Watching the debate last night, I wondered if this could also be the point of good politics. I suppose it’s an argument often made made about Donald Trump, but I have nothing new to say about him. But watching from my hotel room as Harris eviscerated him on the debate stage was thrilling, even as I remain frustrated by her vagueness about climate, grossed out by her “lethal fighting force,” and appalled by her refusal or inability to extend humanity to Palestinians. I’ll probably get some shit for this but the mechanics are not the point right now, as we try to reclaim the narrative of the whole damn country from those who would do it grave and vicious harm. Let it be messy, let it be personal, let it move us so that we might get to a place where we can shake off our demons and move into some space of liberation, whatever that may look like.
I’m heading back home soon, on this beautiful fall day — the anniversary of our own collective trauma. In the words of Mother Jones, let’s remember the dead, and fight like hell for the living.
PS: No proofreading for me today! I gotta check out of this hotel room and the breakfast buffet is about to close. I’m sure I’ll wish I had revised later, but taking my own advice here and letting the mess hang out.

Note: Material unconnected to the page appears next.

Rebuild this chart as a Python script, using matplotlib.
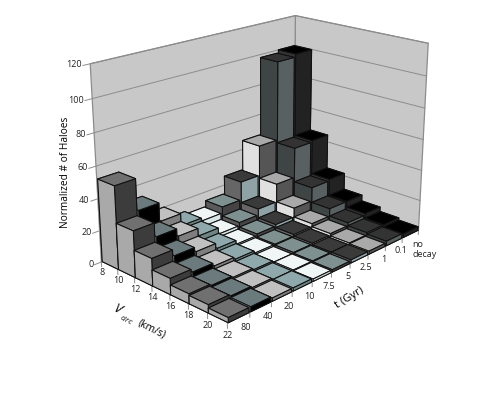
import numpy as np
import matplotlib
matplotlib.use('Agg')
import matplotlib.pyplot as plt
from mpl_toolkits.mplot3d import proj3d
from mpl_toolkits.mplot3d.art3d import Poly3DCollection

plt.rcParams['font.family'] = ['Open Sans', 'DejaVu Sans']

v_labels = ['8', '10', '12', '14', '16', '18', '20', '22']
t_labels = ['80', '40', '20', '10', '7.5', '5', '2.5', '1', '0.1', 'no\ndecay']
y_ticks = [0, 20, 40, 60, 80, 100, 120]

# one list per t series; entries run over the V bins from 8 upward
h_80 = [52, 29, 17, 10, 6, 5, 3]
h_40 = [32, 20, 13, 8, 5, 4, 3]
h_20 = [20, 15, 10, 6, 4, 3, 2]
h_10 = [12, 10, 6.5, 4.5, 3, 2, 2]
h_75 = [10, 6, 4, 3, 2, 2, 1.5]
h_5 = [14, 8, 5, 3, 2.5, 2, 1.5]
h_25 = [26, 12, 6, 4, 3, 2, 2]
h_1 = [46, 24, 12, 6, 4, 2.5, 2]
h_01 = [98, 44, 21, 11, 6, 4, 3]
h_nd = [100, 45, 22, 11, 7, 4, 2.5]
heights = [h_80, h_40, h_20, h_10, h_75, h_5, h_25, h_1, h_01, h_nd]

top_c = ['#707070', '#6b7a7c', '#c0c0c0', '#8fa8ab', '#f0f5f5', '#7f9090', '#3a3a3a', '#a9a9a9', '#333333', '#000000']
right_c = ['#3c3c3c', '#000000', '#7f7f7f', '#6f8585', '#d8e6e6', '#444444', '#8fa3a6', '#555555', '#586062', '#222222']
left_c = ['#a9a9a9', '#8a9a9c', '#666666', '#a9bcbe', '#eeeeee', '#5a5a5a', '#666666', '#e0e0e0', '#3f4444', '#333333']

W, H = 479, 398
fig = plt.figure(figsize=(W / 100, H / 100), dpi=100)
ax = fig.add_axes([0.1273, 0.1036, 0.83, 1.0], projection='3d')
ax.set_proj_type('persp', focal_length=0.5062)
ax.view_init(elev=19.816, azim=-135.972)
ax.set_box_aspect((1, 0.6370, 0.7206), zoom=0.9604)
ax.set_axis_off()
ax.computed_zorder = False

wall_c = '#c8c8c8'
line_c = '#8c8c8c'
text_c = '#222222'
walls = [[(0, 7, 0), (10, 7, 0), (10, 7, 120), (0, 7, 120)],
         [(10, 7, 0), (10, 0, 0), (10, 0, 120), (10, 7, 120)]]
ax.add_collection3d(Poly3DCollection(walls, facecolors=wall_c, edgecolors=line_c, linewidths=0.9, zorder=1))
for yv in y_ticks:
    ax.plot([-0.3, 10], [7, 7], [yv, yv], color=line_c, lw=0.7, zorder=2)
    if yv:
        ax.plot([10, 10], [7, 0], [yv, yv], color=line_c, lw=0.7, zorder=2)

order = 10
for j in range(9, -1, -1):
    for i in range(7):
        order += 1
        cols = [top_c[j], top_c[j], right_c[j], right_c[j], left_c[j], left_c[j]]
        ax.bar3d(j + 0.04, 6 - i, 0, 0.92, 1, heights[j][i], color=cols, edgecolor='#111111',
                 linewidth=0.75, shade=False, zorder=order)

for i in range(len(v_labels)):
    ax.plot([0, 0], [7 - i, 7 - i], [0, -3], color=line_c, lw=0.7, zorder=2)
for j in range(len(t_labels)):
    ax.plot([j + 1, j + 1], [0, 0], [0, -3], color=line_c, lw=0.7, zorder=2)

ax.set_xlim(0, 10)
ax.set_ylim(0, 7)
ax.set_zlim(0, 120)
ax.apply_aspect()
M = ax.get_proj()


def label(x, y, z, s, **kw):
    px, py, _ = proj3d.proj_transform(x, y, z, M)
    ax.text2D(px, py, s, transform=ax.transData, fontsize=6.5, color=text_c, **kw)


for yv in y_ticks:
    label(-0.35, 7, yv + 0.5, str(yv), ha='right', va='center')
for i, lab in enumerate(v_labels):
    label(0, 7 - i, -7, lab, ha='center', va='center')
for j, lab in enumerate(t_labels):
    if j < 9:
        label(j + 0.5, -0.35, -4, lab, ha='center', va='center')
    else:
        label(j + 0.25, -0.35, -7.5, lab, ha='left', va='center', linespacing=1.25)

fig.text(66 / W, 1 - 172 / H, 'Normalized # of Haloes', rotation=90, fontsize=7.3, ha='center', va='center')
fig.text(118 / W, 1 - 310 / H, 'V', rotation=-27, style='italic', fontsize=9.5, ha='center', va='center')
fig.text(126 / W, 1 - 321 / H, 'circ', rotation=-27, style='italic', fontsize=6, ha='center', va='center')
fig.text(152 / W, 1 - 329 / H, '(km/s)', rotation=-27, fontsize=7.5, ha='center', va='center')
fig.text(350 / W, 1 - 298 / H, 't (Gyr)', rotation=32, fontsize=8, ha='center', va='center')

fig.savefig('out.png', dpi=100)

I loved every bit of this.
Thank you for this! I've loved the Gits and now I cant wait to read Steve's book. Mia and guys were such a gift. That band was incredible - so talented. Mia's writing and visual art was so powerful, it always blew me away. My favorite song of all time is "Second Skin". I believe it just might be the greatest rock song ever written. I pull out the "Second Skin" 45 often and play it really loud!